Firstly, if there is nothing ‘supernatural’ about the brain, then we have no free will, since if our thoughts are simply an anomaly of the physical laws, then they are unfree. Randomness i.e. Heisenberg, does not enable free will since randomness has no meaning and though unpredictable randomness does not ‘choose’ by definition [though some may claim that ‘God’ chooses in which case our minds would be controlled by ‘God’] and is therefore unconscious.
Imagine this paradox. [though some may have seen this before]
A ‘choice’ is free by definition, since if your actions are predetermined or forced then they are not chosen.
In order to make a choice, you must have a reason for doing so or else you are acting on instinct/subconsciously.
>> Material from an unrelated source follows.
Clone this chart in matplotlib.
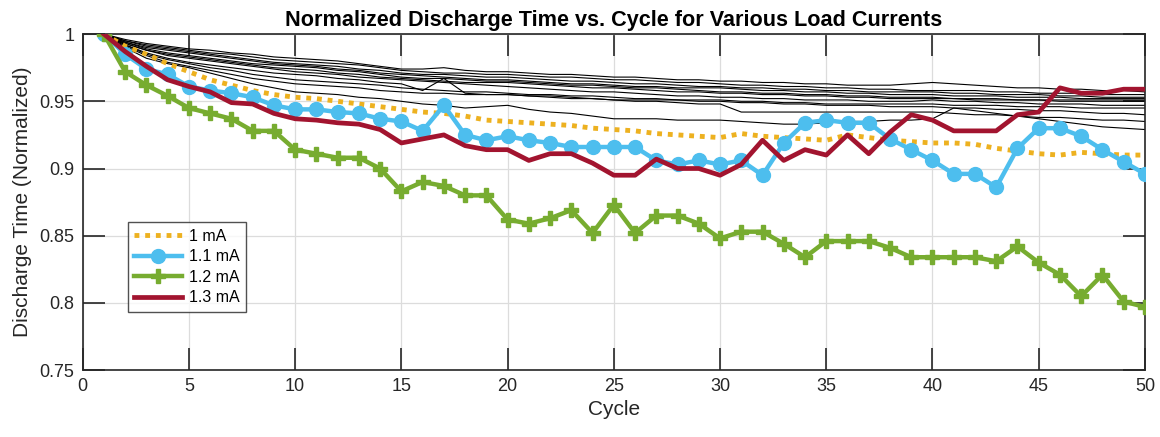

And this reason, must itself be reliant on other reasons since a reason that has arisen from no reasons is ‘unreasonable’ or impossible.
And yet if all of our ‘choices’ are made because of reasons which are in turn reliant on other reasons which are then in turn reliant on more reasons, etc Then how are our choices free since all things happen for reasons over which we have no control?
There are only two possibilities. 1 [which requires faith] a dogmatic assumption. 2 There is no such thing as choice.
The dogmatic assumption may take the form. God makes it possible for us to have free will, and it is beyond us to understand how.
But one might ask the question, why should I believe that? to which the dogmatist will have no rational explanation.